Yes it does. They retain the right to ignore us or listen. If our critique is legitimate, they can learn from it and improve. That's why DMC3 is slightly different from DMC2.
I know I sweated the game alot for it's lack of scope back there, but it's the whole lack of justification behind the masquerade that's bothering me right now. It's all very well when I point out that Mundas should have had a more pervasive dominance over human society with the time frame and resources at his disposal, and people like Loopy who actually want to talk about the game say that it's all part of his subtle plan, but the question is: Why? There's an oddity.
We have no idea why Mundas even needs to maintain a masquerade in order to keep mankind subjugated. Obviously it's so that the game can be an incredibly deep and nuanced cultural satire, but within the universe itself there's no justification given. It's not that humans would be too difficult to control by force, seeing as humans are demonstrated to be pretty pathetic in this setting and Mundas had access to a limitless army of diverse monsters through the Hell Gate, some of whom are bullet proof.
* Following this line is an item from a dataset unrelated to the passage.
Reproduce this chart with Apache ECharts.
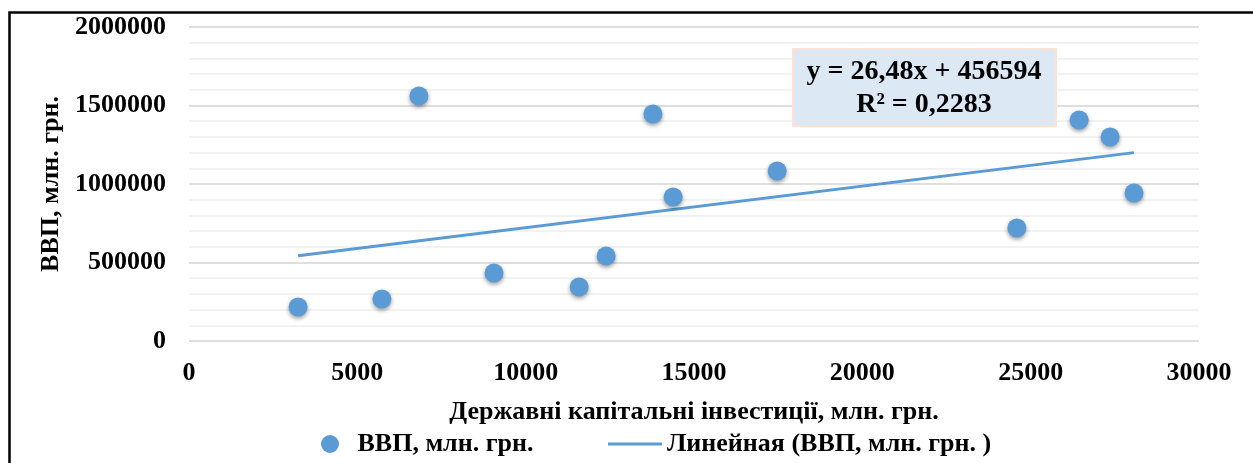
<!DOCTYPE html>
<html>
	<head>
		<meta charset="UTF-8">
		<title>ВВП та державні капітальні інвестиції</title>
		<script src="https://cdn.jsdelivr.net/npm/echarts@6/dist/echarts.min.js"></script>
		<style>
			html, body { margin: 0; padding: 0; background: #fff; }
			#chart { width: 1253px; height: 463px; }
		</style>
	</head>
	<body>
		<div id="chart"></div>
	</body>
	<script type="text/javascript">
		// Державні капітальні інвестиції, млн. грн.
		var invest = [3240, 5730, 6830, 9060, 11590, 12390, 13780, 14380, 17470, 24590, 26440, 27360, 28070];
		// ВВП, млн. грн.
		var gdp = [216000, 268000, 1560000, 433000, 344000, 541000, 1446000, 917000, 1083000, 720000, 1408000, 1299000, 943000];
		// лінійний тренд з рівняння на графіку
		var trendSlope = 26.48;
		var trendIntercept = 456594;
		var trendText = ['y = 26,48x + 456594', 'R² = 0,2283'];
		var xTicks = [0, 30000, 5000];
		var yTicks = [0, 2000000, 500000];

		var blue = '#5b9bd5';
		var font = '"Liberation Serif", "Times New Roman", serif';

		var points = [];
		for (var i = 0; i < invest.length; i++) {
			points.push([invest[i], gdp[i]]);
		}
		var xMin = Math.min.apply(null, invest), xMax = Math.max.apply(null, invest);
		var trend = [
			[xMin, trendSlope * xMin + trendIntercept],
			[xMax, trendSlope * xMax + trendIntercept]
		];

		function plain(v) { return String(v); }

		var vChart = echarts.init(document.getElementById('chart'));
		var option = {
			animation: false,
			textStyle: { fontFamily: font, fontWeight: 'bold', color: '#000' },
			grid: { left: 189, right: 54, top: 27, bottom: 122 },
			xAxis: {
				type: 'value',
				min: xTicks[0], max: xTicks[1], interval: xTicks[2],
				name: 'Державні капітальні інвестиції, млн. грн.',
				nameLocation: 'middle',
				nameGap: 58,
				nameTextStyle: { fontFamily: font, fontWeight: 'bold', fontSize: 26, color: '#000' },
				axisLine: { show: false },
				axisTick: { show: false },
				splitLine: { show: false },
				axisLabel: { margin: 19, formatter: plain, fontFamily: font, fontWeight: 'bold', fontSize: 26, color: '#000' }
			},
			yAxis: {
				type: 'value',
				min: yTicks[0], max: yTicks[1], interval: yTicks[2],
				name: 'ВВП, млн. грн.',
				nameLocation: 'middle',
				nameGap: 123,
				nameTextStyle: { fontFamily: font, fontWeight: 'bold', fontSize: 26, color: '#000' },
				axisLine: { show: false },
				axisTick: { show: false },
				axisLabel: { margin: 23, formatter: plain, fontFamily: font, fontWeight: 'bold', fontSize: 26, color: '#000' },
				splitLine: { lineStyle: { color: '#d4d4d4', width: 1.5 } },
				minorTick: { show: false, splitNumber: 5 },
				minorSplitLine: { show: true, lineStyle: { color: '#eeeeee', width: 1.5 } }
			},
			legend: [{
				left: 316, top: 426,
				itemWidth: 45, itemHeight: 18,
				data: [{ name: 'ВВП, млн. грн.', icon: 'circle' }],
				itemStyle: { opacity: 1 },
				textStyle: { fontFamily: font, fontWeight: 'bold', fontSize: 26, color: '#000' }
			}, {
				left: 603, top: 426,
				itemWidth: 54, itemHeight: 3,
				data: [{ name: 'Линейная (ВВП, млн. грн. )', icon: 'rect' }],
				textStyle: { fontFamily: font, fontWeight: 'bold', fontSize: 26, color: '#000' }
			}],
			graphic: [{
				type: 'rect',
				shape: { x: 9.5, y: 12.5, width: 1400, height: 600 },
				style: { fill: 'none', stroke: '#000', lineWidth: 2.5 },
				silent: true
			}, {
				type: 'rect',
				shape: { x: 793, y: 49, width: 263, height: 77 },
				style: { fill: '#dce8f4', stroke: '#fbe2d2', lineWidth: 2 },
				z: 10
			}, {
				type: 'text',
				x: 924, y: 72,
				style: { text: trendText[0], font: 'bold 28px ' + font, fill: '#000', align: 'center', verticalAlign: 'middle' },
				z: 11
			}, {
				type: 'text',
				x: 924, y: 105,
				style: { text: trendText[1], font: 'bold 28px ' + font, fill: '#000', align: 'center', verticalAlign: 'middle' },
				z: 11
			}],
			series: [{
				name: 'ВВП, млн. грн.',
				type: 'scatter',
				data: points,
				symbolSize: 19,
				itemStyle: {
					color: blue,
					opacity: 1,
					shadowBlur: 4,
					shadowOffsetY: 2,
					shadowColor: 'rgba(0,0,0,0.4)'
				},
				z: 3
			}, {
				name: 'Линейная (ВВП, млн. грн. )',
				type: 'line',
				data: trend,
				symbol: 'none',
				lineStyle: { color: blue, width: 3 },
				itemStyle: { color: blue },
				z: 2
			}]
		};
		vChart.setOption(option);
	</script>
</html>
It wouldn't take much to insert a justication either. Say the reason why Angels aren't trying to oust demons from Reality is because God placed a Divine Sanction on this plane of existence that states Demons will be cast out if they operate openly. That justifies Mundas creating the Limbo parallel dimension as a loophole (Thereby playing off the way the wealthy wrangle the law to their own ends)
and explains why Angels are a complete non-entity in the narrative. Another way would be if Dante asks Mundas why the hell they go to the trouble of perpetrating such an elaborate illusion, and he replies that he prefers watching people languish in mundanity, with their souls crying out for freedom they don't realise they want and that they can never have. Granted it would be verbal exposition, but this game needs exposition of
some kind to inject some meaning other than "America is Evil, Corperations are Evil, Consumerism is Evil, Buy Our Game (
$60 also tax)". This game needed a villain with some actual gravitas, with a powerful performance that illustrated how disgustingly insidious he was. This game needed Andy Serkis. It needed Bohan.
I swear if Heavenly Sword had DmC's gameplay I'd have forgiven it's cliche plot and unappealing protagonists.